:: ROWS

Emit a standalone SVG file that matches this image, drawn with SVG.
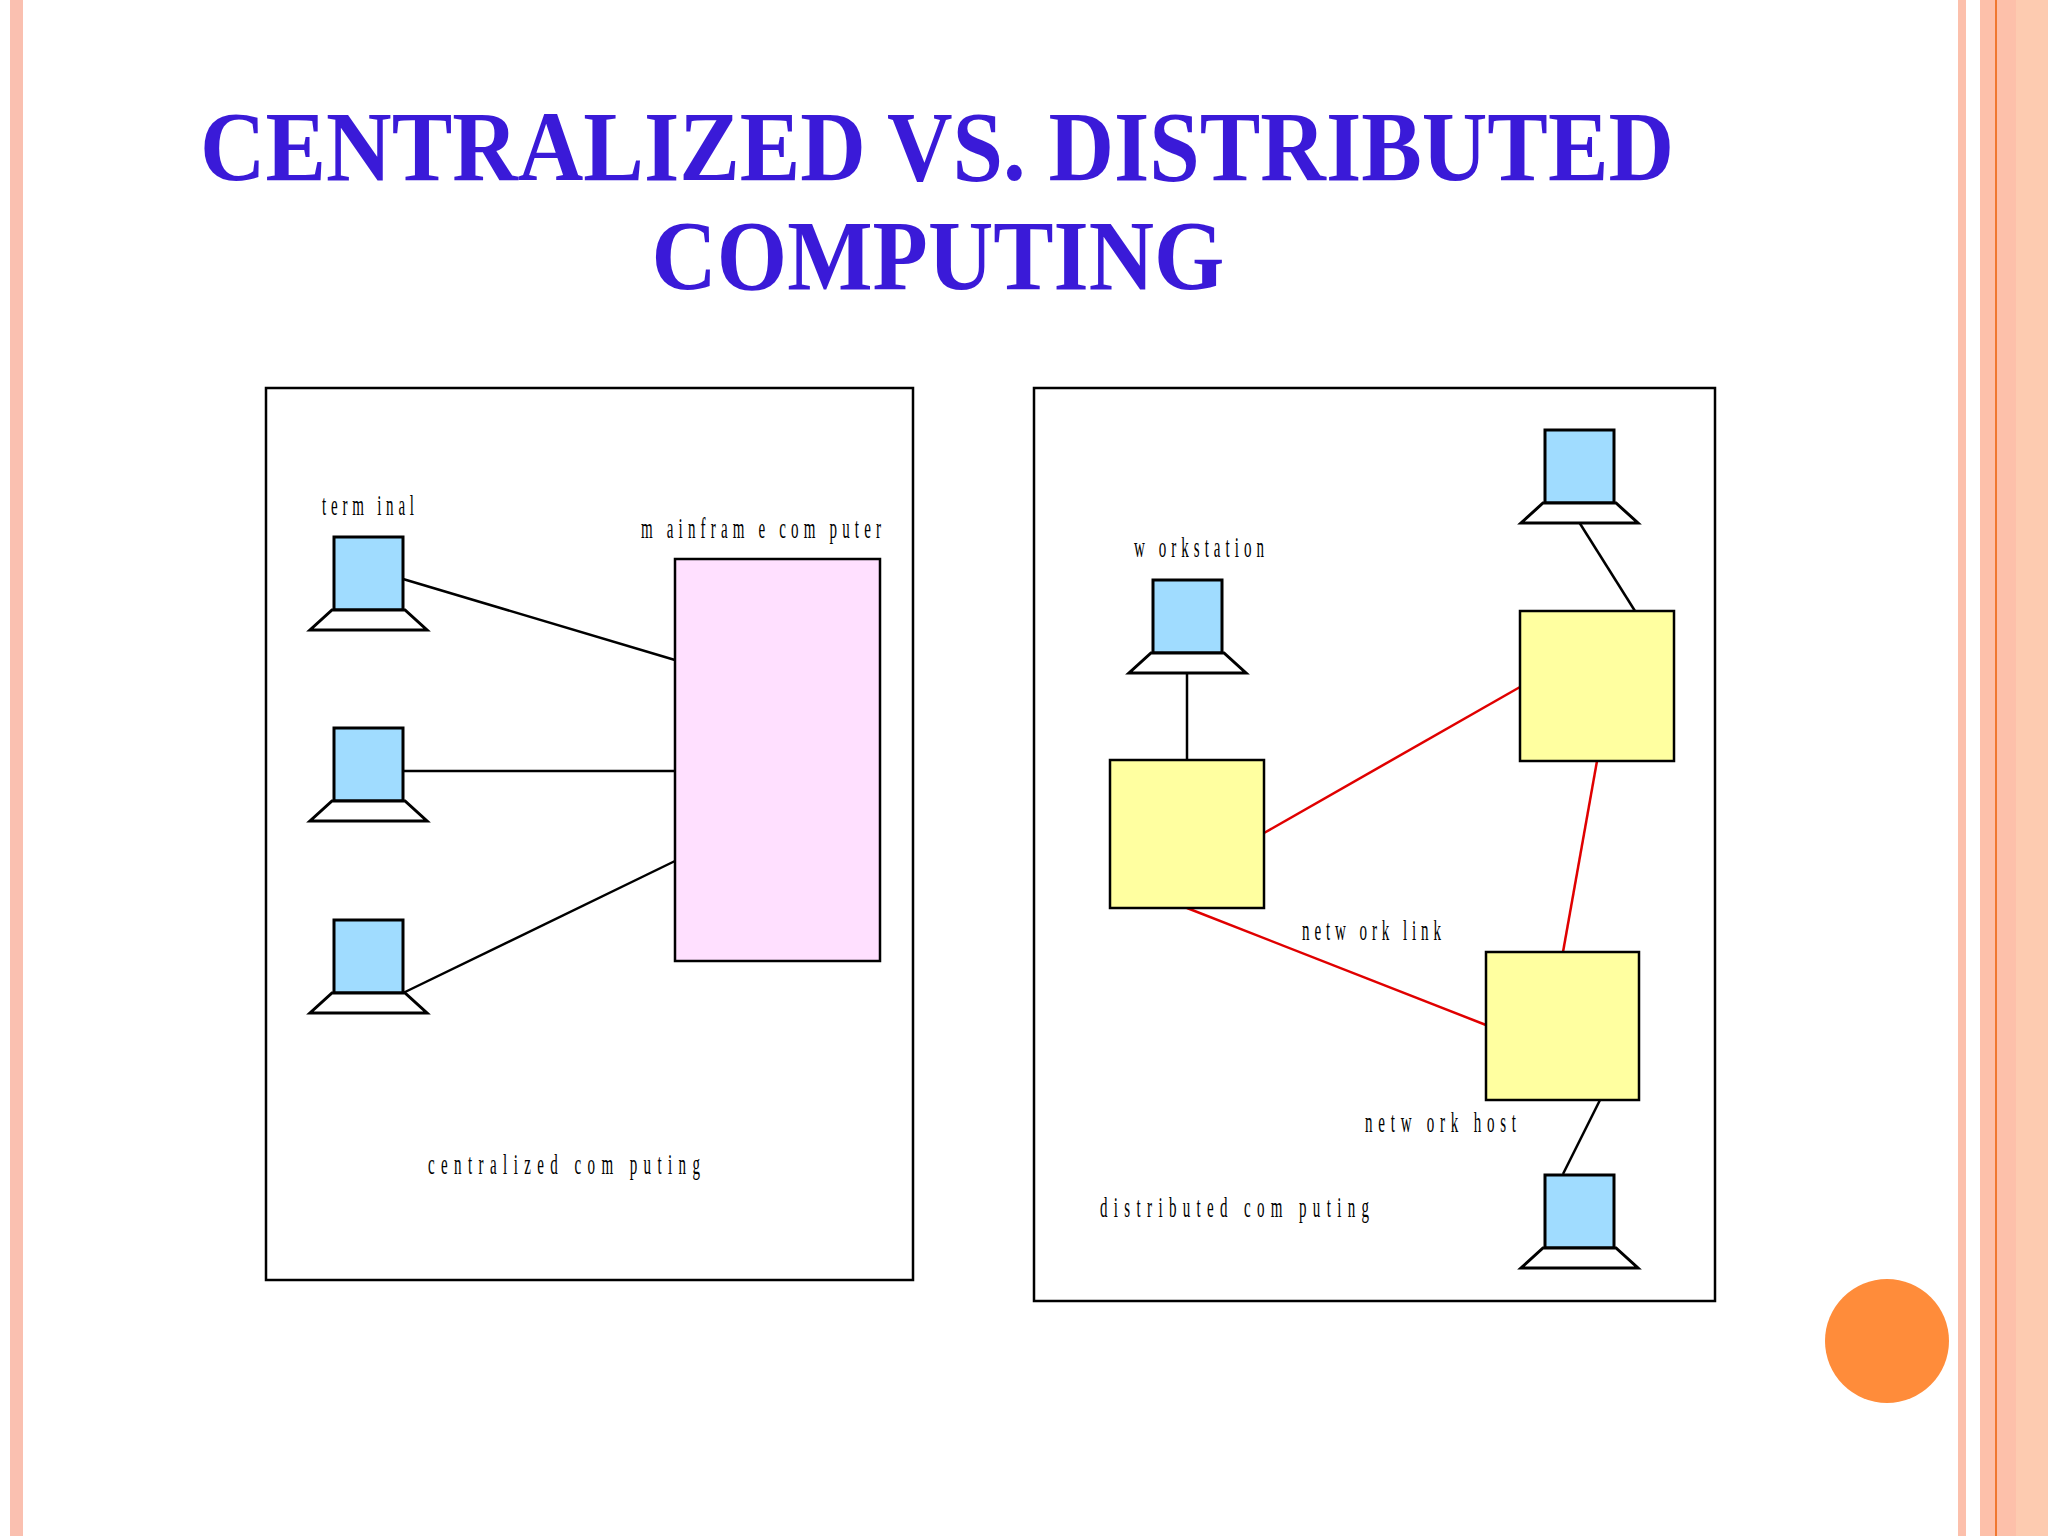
<svg xmlns="http://www.w3.org/2000/svg" width="2048" height="1536" viewBox="0 0 2048 1536">
<style>
.lbl{font-family:"Liberation Serif",serif;font-size:30px;fill:#000}
.mon{fill:#A0DCFF;stroke:#000;stroke-width:3}
.base{fill:#fff;stroke:#000;stroke-width:3}
.host{fill:#FFFFA0;stroke:#000;stroke-width:2.5}
.k{stroke:#000;stroke-width:2.5;fill:none}
.r{stroke:#E00000;stroke-width:2.5;fill:none}
.frame{fill:#fff;stroke:#000;stroke-width:2.5}
.title{font-family:"Liberation Serif",serif;font-weight:bold;font-size:100px;fill:#3A1AD8}
</style>
<defs>
<g id="term"><rect class="mon" x="0" y="0" width="69" height="73"/><polygon class="base" points="-2,73 71,73 93,93 -24,93"/></g>
</defs>
<rect width="2048" height="1536" fill="#fff"/>
<rect x="10" y="0" width="13" height="1536" fill="#FAC0B0"/>
<rect x="1958" y="0" width="8" height="1536" fill="#FCC0AC"/>
<rect x="1980" y="0" width="36" height="1536" fill="#FDC0AA"/>
<rect x="2016" y="0" width="32" height="1536" fill="#FDCBB0"/>
<rect x="1995" y="0" width="2" height="1536" fill="#F07830"/>
<g id="title">
<text class="title" x="937" y="180" text-anchor="middle" textLength="1474" lengthAdjust="spacingAndGlyphs">CENTRALIZED VS. DISTRIBUTED</text>
<text class="title" x="938" y="289" text-anchor="middle" textLength="573" lengthAdjust="spacingAndGlyphs">COMPUTING</text>
</g>
<rect class="frame" x="266" y="388" width="647" height="892"/>
<rect class="frame" x="1034" y="388" width="681" height="913"/>
<g id="connectors">
<line class="k" x1="403" y1="579" x2="675" y2="660"/>
<line class="k" x1="403" y1="771" x2="675" y2="771"/>
<line class="k" x1="403" y1="993" x2="675" y2="861"/>
<line class="k" x1="1187" y1="673" x2="1187" y2="760"/>
<line class="k" x1="1579" y1="522" x2="1635" y2="611"/>
<line class="k" x1="1600" y1="1100" x2="1563" y2="1174"/>
<line class="r" x1="1264" y1="833" x2="1520" y2="687"/>
<line class="r" x1="1597" y1="761" x2="1563" y2="952"/>
<line class="r" x1="1187" y1="908" x2="1486" y2="1025"/>
</g>
<g id="mainframe"><rect x="675" y="559" width="205" height="402" fill="#FFE0FF" stroke="#000" stroke-width="2.5"/>
<text class="lbl" transform="scale(0.5,1)" x="1282" y="538" textLength="480" lengthAdjust="spacing">m ainfram e com puter</text></g>
<g id="terminal1"><use href="#term" x="334" y="537"/><text class="lbl" transform="scale(0.5,1)" x="644" y="515" textLength="184" lengthAdjust="spacing">term inal</text></g>
<g id="terminal2"><use href="#term" x="334" y="728"/></g>
<g id="terminal3"><use href="#term" x="334" y="920"/></g>
<text class="lbl" transform="scale(0.5,1)" x="856" y="1174" textLength="544" lengthAdjust="spacing">centralized com puting</text>
<g id="hostA"><rect class="host" x="1110" y="760" width="154" height="148"/></g>
<g id="hostB"><rect class="host" x="1520" y="611" width="154" height="150"/></g>
<g id="hostC"><rect class="host" x="1486" y="952" width="153" height="148"/></g>
<g id="ws1"><use href="#term" x="1153" y="580"/><text class="lbl" transform="scale(0.5,1)" x="2268" y="557" textLength="260" lengthAdjust="spacing">w orkstation</text></g>
<g id="ws2"><use href="#term" x="1545" y="430"/></g>
<g id="ws3"><use href="#term" x="1545" y="1175"/></g>
<text class="lbl" transform="scale(0.5,1)" x="2604" y="940" textLength="278" lengthAdjust="spacing">netw ork link</text>
<text class="lbl" transform="scale(0.5,1)" x="2730" y="1132" textLength="302" lengthAdjust="spacing">netw ork host</text>
<text class="lbl" transform="scale(0.5,1)" x="2200" y="1217" textLength="538" lengthAdjust="spacing">distributed com puting</text>
<circle cx="1887" cy="1341" r="62" fill="#FF8C3A"/>
</svg>
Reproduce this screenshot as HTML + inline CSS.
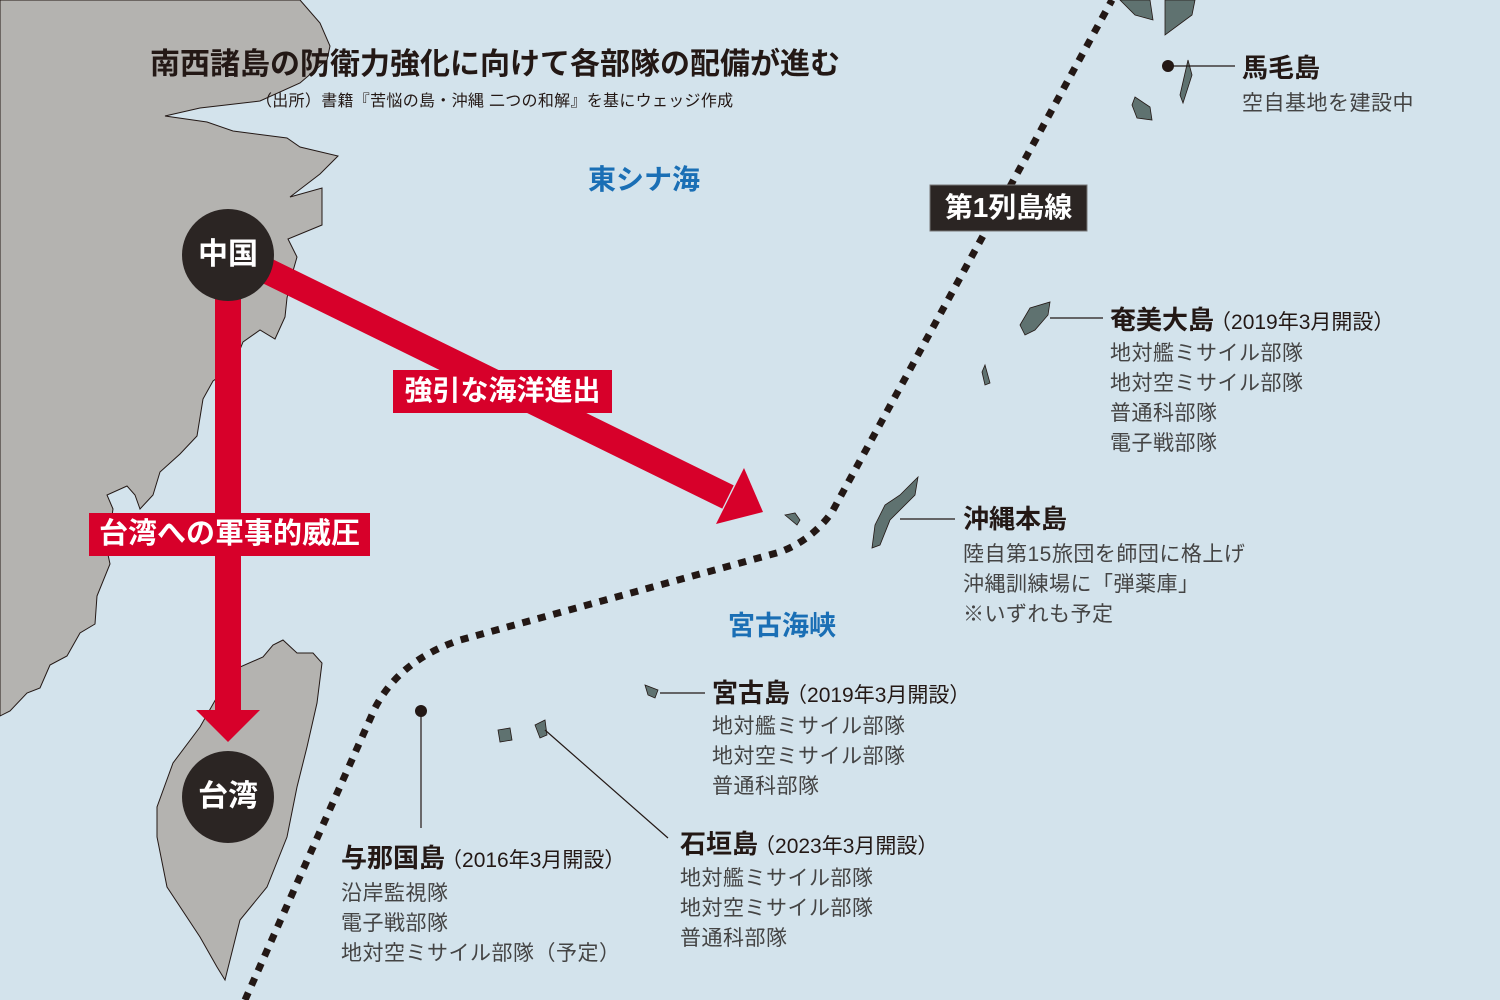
<!DOCTYPE html>
<html><head><meta charset="utf-8"><style>
html,body{margin:0;padding:0}
body{width:1500px;height:1000px;position:relative;overflow:hidden;background:#d3e3ec;font-family:"Liberation Sans","Noto Sans CJK JP",sans-serif;color:#231815}
.t{position:absolute;white-space:nowrap}
.h{font-size:26px;font-weight:bold;line-height:30px;color:#231815}
.h span{font-size:21px;font-weight:normal;margin-left:-4px}
.s{font-size:21px;letter-spacing:0.5px;line-height:30px;color:#444}
</style></head><body>
<svg width="1500" height="1000" style="position:absolute;left:0;top:0">
<polygon fill="#b4b3b0" stroke="#231815" stroke-width="1" points="0,0 300,0 320,23 330,46 327,60 300,83 260,101 200,108 165,116 207,122 233,131 287,138 300,147 338,156 320,174 290,197 322,188 322,225 288,239 297,257 293,271 287,298 285,317 275,339 260,330 243,342 233,367 213,381 203,399 197,436 180,454 160,472 153,495 140,509 135,495 127,486 107,495 113,509 107,550 110,564 97,596 95,624 80,633 67,656 50,665 40,688 27,693 10,711 0,716"/>
<polygon fill="#b4b3b0" stroke="#231815" stroke-width="1" points="283,640 273,645 263,657 240,667 217,697 200,727 173,763 157,807 157,837 167,887 200,937 217,967 225,980 240,920 267,887 287,837 297,787 307,747 317,703 322,663 313,653 297,653"/>
<g fill="#5f7270" stroke="#231815" stroke-width="0.8">
<polygon points="1120,0 1150,0 1153,20 1135,15"/>
<polygon points="1165,0 1195,0 1192,15 1165,35"/>
<polygon points="1188,60 1192,75 1183,103 1180,95"/>
<polygon points="1135,97 1150,107 1152,120 1137,118 1132,105"/>
<polygon points="1020,325 1030,308 1050,302 1048,315 1035,330 1025,335"/>
<polygon points="985,365 990,383 985,385 982,372"/>
<polygon points="918,477 915,495 890,520 880,545 872,548 875,525 885,505 900,495 912,483"/>
<polygon points="785,515 795,513 800,520 797,525"/>
<polygon points="645,685 658,690 655,698 648,695"/>
<polygon points="535,725 545,720 547,735 540,738"/>
<polygon points="498,730 510,728 512,740 500,742"/>
</g>
<g stroke="#231815" stroke-width="1.2" fill="none">
<line x1="1168" y1="66" x2="1235" y2="66"/>
<line x1="1050" y1="318" x2="1103" y2="318"/>
<line x1="900" y1="519" x2="955" y2="519"/>
<line x1="660" y1="693" x2="705" y2="693"/>
<line x1="545" y1="730" x2="668" y2="838"/>
<line x1="421" y1="711" x2="421" y2="828"/>
</g>
<circle cx="1168" cy="66" r="6" fill="#231815"/>
<circle cx="421" cy="711" r="6" fill="#231815"/>
<path d="M245,1000 L375,708 Q400,660 460,640 L780,552 Q812,540 832,512 L1112,0" fill="none" stroke="#231815" stroke-width="7" stroke-dasharray="8,8"/>
<line x1="228" y1="290" x2="228" y2="712" stroke="#d7002a" stroke-width="26"/>
<polygon points="196,710 260,710 228,742" fill="#d7002a"/>
<line x1="255" y1="265" x2="728" y2="497" stroke="#d7002a" stroke-width="26"/>
<polygon points="763,512 716,524 744,468" fill="#d7002a"/>
<circle cx="228" cy="255" r="46" fill="#2b2523"/>
<circle cx="228" cy="797" r="46" fill="#2b2523"/>
<rect x="930" y="185" width="157" height="46" fill="#2b2523" stroke="#777" stroke-width="1"/>
<rect x="393" y="370" width="219" height="43" fill="#d7002a"/>
<rect x="89" y="513" width="281" height="43" fill="#d7002a"/>
</svg>
<div class="t" style="left:150px;top:48px;font-size:30px;font-weight:bold;line-height:34px">南西諸島の防衛力強化に向けて各部隊の配備が進む</div>
<div class="t" style="left:256px;top:92px;font-size:16px;line-height:20px;letter-spacing:0.3px">（出所）書籍『苦悩の島・沖縄 二つの和解』を基にウェッジ作成</div>
<div class="t" style="left:588px;top:164px;font-size:28px;font-weight:bold;color:#1a6fb5;line-height:32px">東シナ海</div>
<div class="t" style="left:728px;top:610px;font-size:27px;font-weight:bold;color:#1a6fb5;line-height:32px">宮古海峡</div>
<div class="t" style="left:182px;top:237px;width:92px;text-align:center;font-size:30px;font-weight:bold;color:#fff;line-height:36px">中国</div>
<div class="t" style="left:182px;top:779px;width:92px;text-align:center;font-size:30px;font-weight:bold;color:#fff;line-height:36px">台湾</div>
<div class="t" style="left:930px;top:190px;width:157px;text-align:center;font-size:28px;font-weight:bold;color:#fff;line-height:36px">第1列島線</div>
<div class="t" style="left:393px;top:373px;width:219px;text-align:center;font-size:28px;font-weight:bold;color:#fff;line-height:36px">強引な海洋進出</div>
<div class="t" style="left:89px;top:516px;width:281px;text-align:center;font-size:29px;font-weight:bold;color:#fff;line-height:36px">台湾への軍事的威圧</div>

<div class="t h" style="left:1242px;top:53px">馬毛島</div>
<div class="t s" style="left:1242px;top:89px">空自基地を建設中</div>

<div class="t h" style="left:1110px;top:305px">奄美大島<span>（2019年3月開設）</span></div>
<div class="t s" style="left:1110px;top:339px">地対艦ミサイル部隊<br>地対空ミサイル部隊<br>普通科部隊<br>電子戦部隊</div>

<div class="t h" style="left:963px;top:504px">沖縄本島</div>
<div class="t s" style="left:963px;top:540px">陸自第15旅団を師団に格上げ<br>沖縄訓練場に「弾薬庫」<br>※いずれも予定</div>

<div class="t h" style="left:712px;top:678px">宮古島<span>（2019年3月開設）</span></div>
<div class="t s" style="left:712px;top:712px">地対艦ミサイル部隊<br>地対空ミサイル部隊<br>普通科部隊</div>

<div class="t h" style="left:680px;top:829px">石垣島<span>（2023年3月開設）</span></div>
<div class="t s" style="left:680px;top:864px">地対艦ミサイル部隊<br>地対空ミサイル部隊<br>普通科部隊</div>

<div class="t h" style="left:341px;top:843px">与那国島<span>（2016年3月開設）</span></div>
<div class="t s" style="left:341px;top:879px">沿岸監視隊<br>電子戦部隊<br>地対空ミサイル部隊（予定）</div>
</body></html>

::::

# PROMPT:
How many lines in the records above hold the word "this"? Give only the number.

# TASK ANSWER:
2